INT8 量化中，真实值用 (quant_value, zero_point, scale) 三元组表示：

1	real_value = (quant_value - zero_point) × scale

四种张量的量化参数：

张量	量化公式	说明
输入	`x_real = (q_input - zp_in) × S_in`	`input_offset = -zp_in`
权重	`w_real = (q_filter - 0) × S_w`	权重一般采用对称量化，`zp_w = 0`
输出	`y_real = (q_output - zp_out) × S_out`	`output_offset = -zp_out`
偏置	`b_real = q_bias × (S_in × S_w)`	int32，无 zero_point

偏置为什么没有 zero_point？ 两个原因：(1) int32 范围 ±21 亿，足够大不需要偏移；(2) 偏置的 scale S_bias = S_in × S_w 由输入和权重决定（不是独立选择的），加 zp_bias 只会引入多余计算。见下文分析。

1.1.3 偏置 scale 的严格推导

目标：让偏置能以纯整数加法直接合并到累加器。

y_real = Σ w_real × x_real + b_real
       = Σ (q_filter × S_w) × ((q_input - zp_in) × S_in) + b_real
       = S_w × S_in × Σ q_filter × (q_input - zp_in) + b_real
                      \___________________________/
                              纯整数运算 acc'

希望偏置也能提取 S_w × S_in 公因子：

1	b_real = S_w × S_in × q_bias

合并进累加器：

1
2
3

y_real = S_w × S_in × (acc' + q_bias)
                       \__________/
                        新累加器 acc = acc' + q_bias

因此 S_bias = S_in × S_w，q_bias = round(b_real / S_bias)。

1.1.4 代入推导：从浮点到整数

将量化关系代入浮点公式，input_offset = -zp_in：

1
2
3

(q_out - zp_out) × S_out = S_w × S_in × [ Σ q_filter × (q_input + input_offset) + q_bias ]
                                          \_____________________________________________/
                                                          纯 int32 运算 acc

解出 q_out：

1
2
3

q_out = acc × (S_w × S_in / S_out) + zp_out
             \__________________/
                   浮点数 M

现在问题变成：如何用整数运算实现 acc × M？

1.1.5 Requantize：用定点数编码浮点数 M

M = S_w × S_in / S_out 是浮点数。嵌入式 CPU 做浮点乘法太慢，需要用纯整数运算实现 acc × M。本节从 IEEE 754 浮点格式出发，逐步推导编码方法。

一、问题与思路

M 是浮点数，比如 0.035。我们希望用两个整数 (multiplier, shift) 来精确表示它，使得后续计算只需要整数乘法和移位。

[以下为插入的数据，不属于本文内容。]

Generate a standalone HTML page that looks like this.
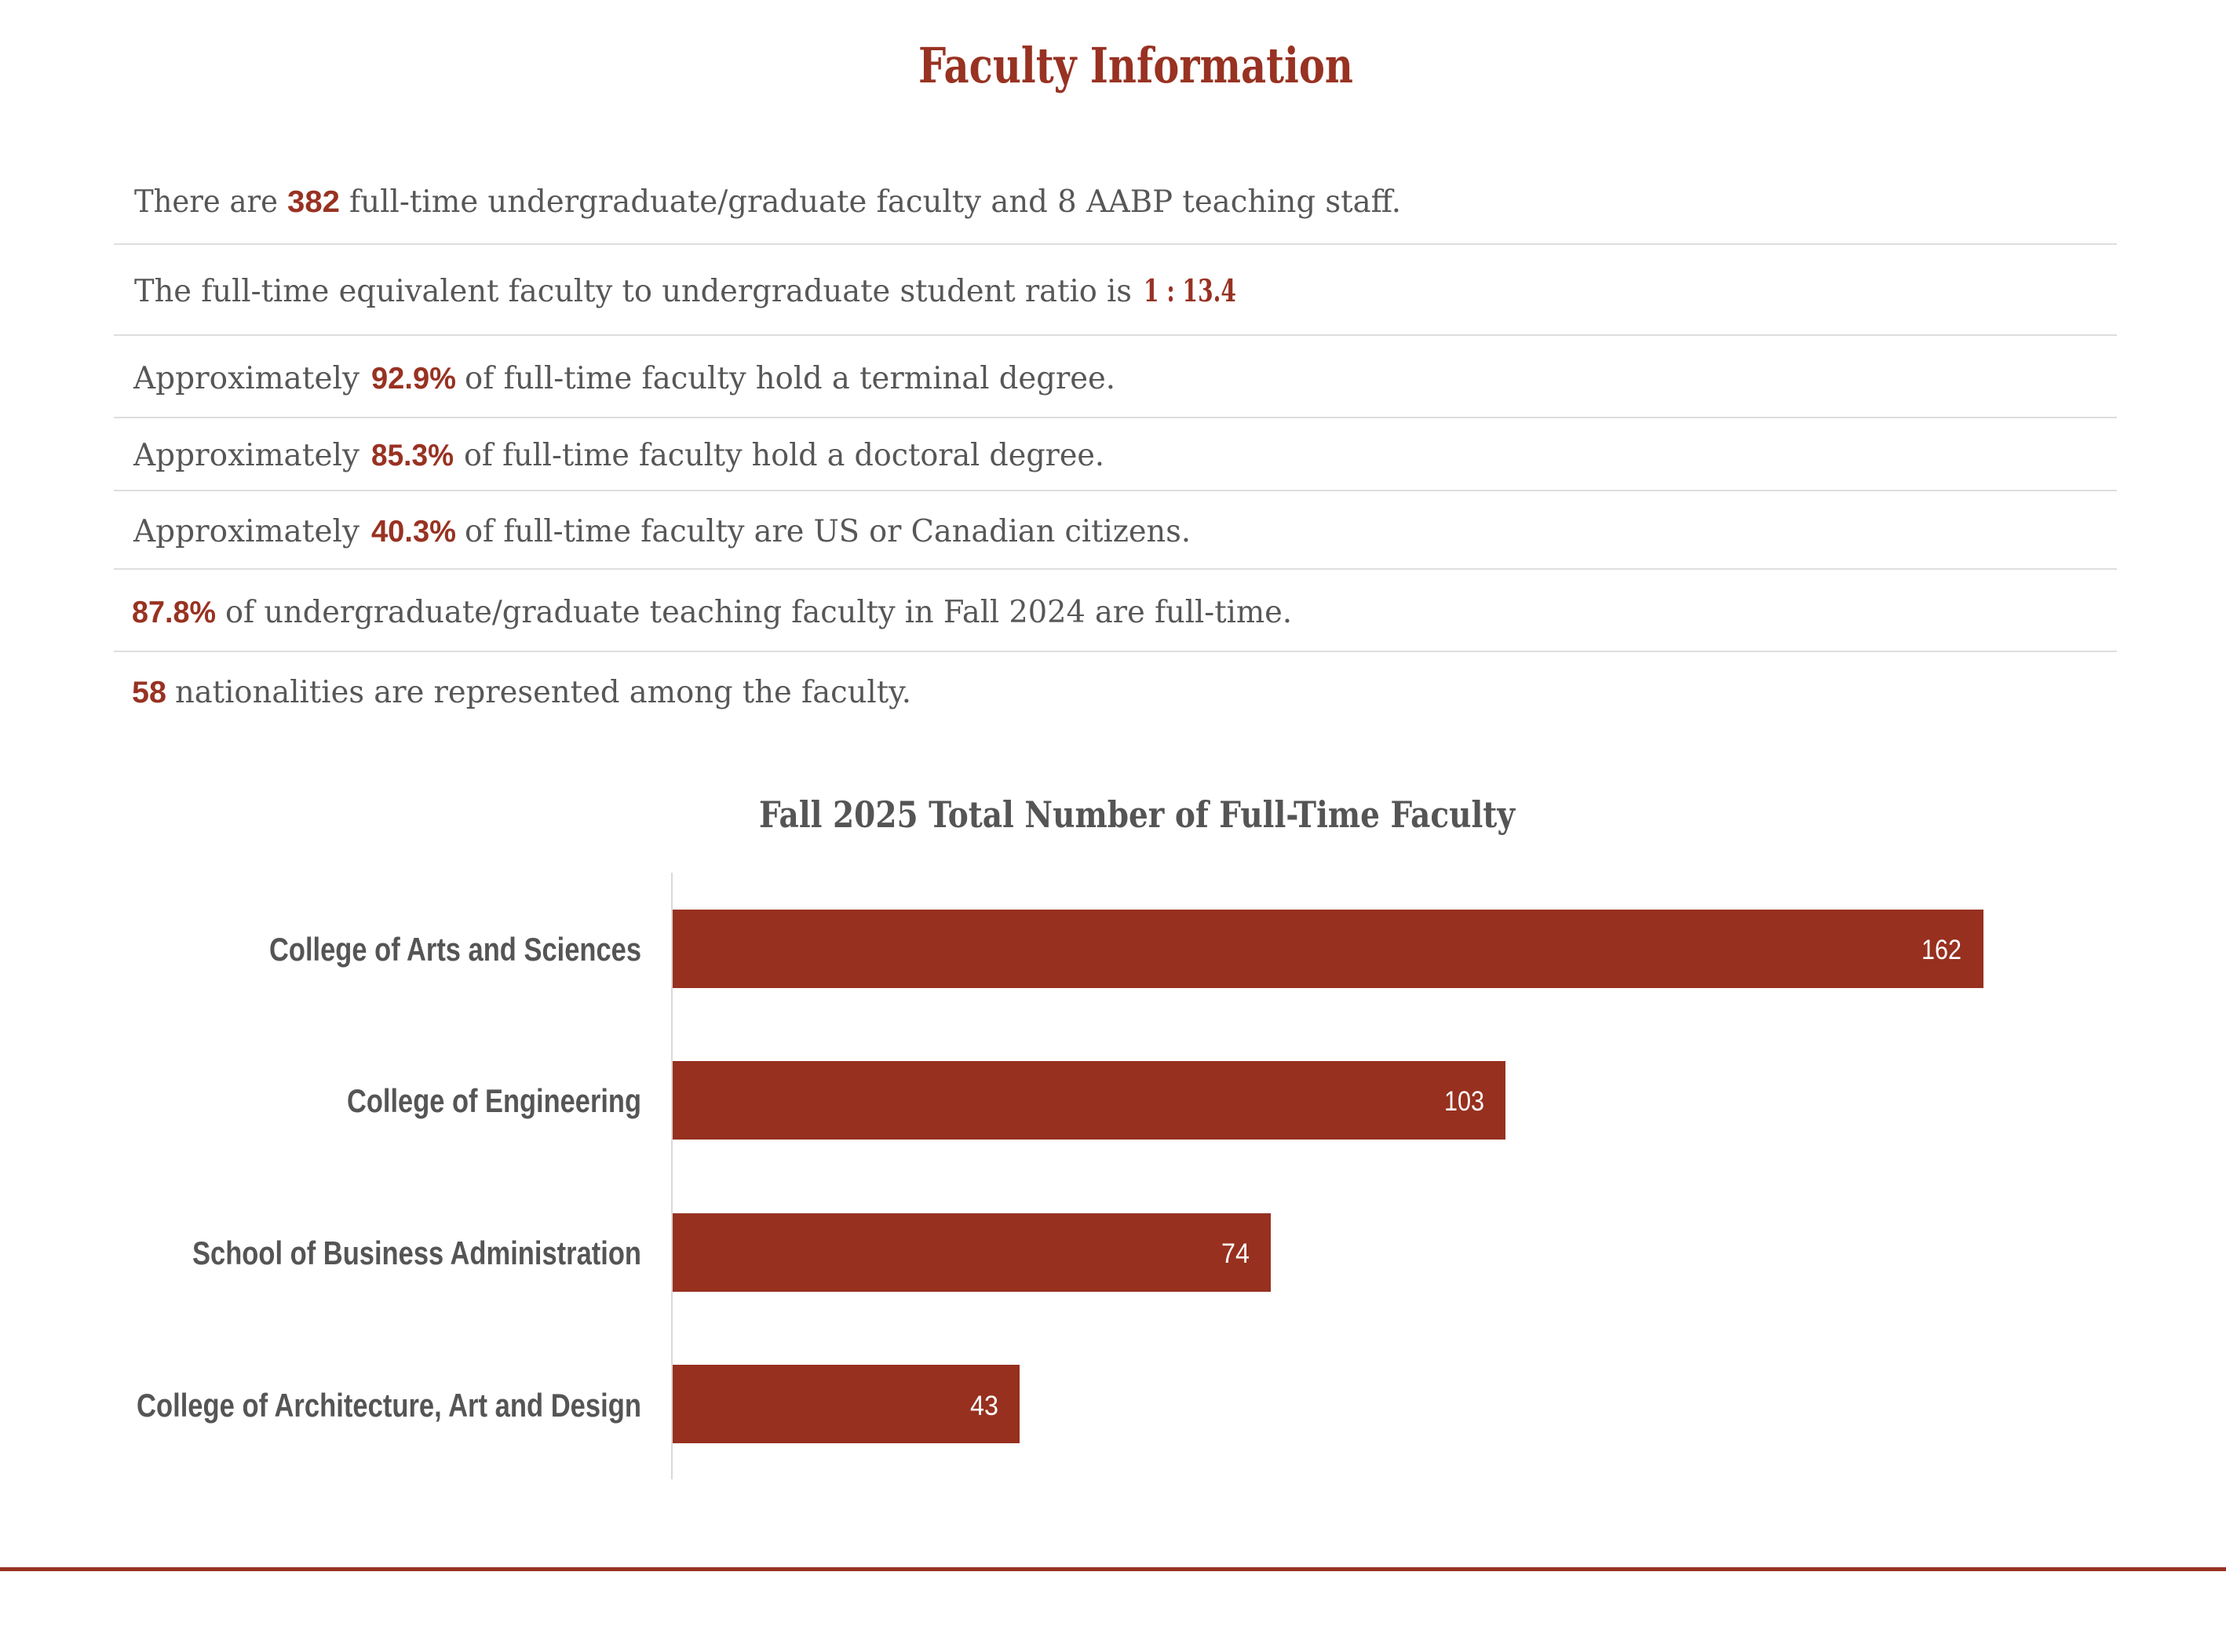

核心思路：任何浮点数都可以写成”尾数 × 2 的幂”。如果尾数用一个整数来编码，幂次用另一个整数来记录，就能在整数域中重建这个浮点数。

执行时机：这个浮点→定点的分解只在模型初始化时执行一次——可能在 PC 端的 TFLite 转换器（Python），也可能在 MCU 的算子 Prepare 阶段（首次推理前调用）。无论哪种情况，都不在推理热路径上，所以即使涉及浮点运算也不影响性能。MCU 端推理时只使用预计算好的 (multiplier, shift) 整数对，执行纯整数的乘法和移位。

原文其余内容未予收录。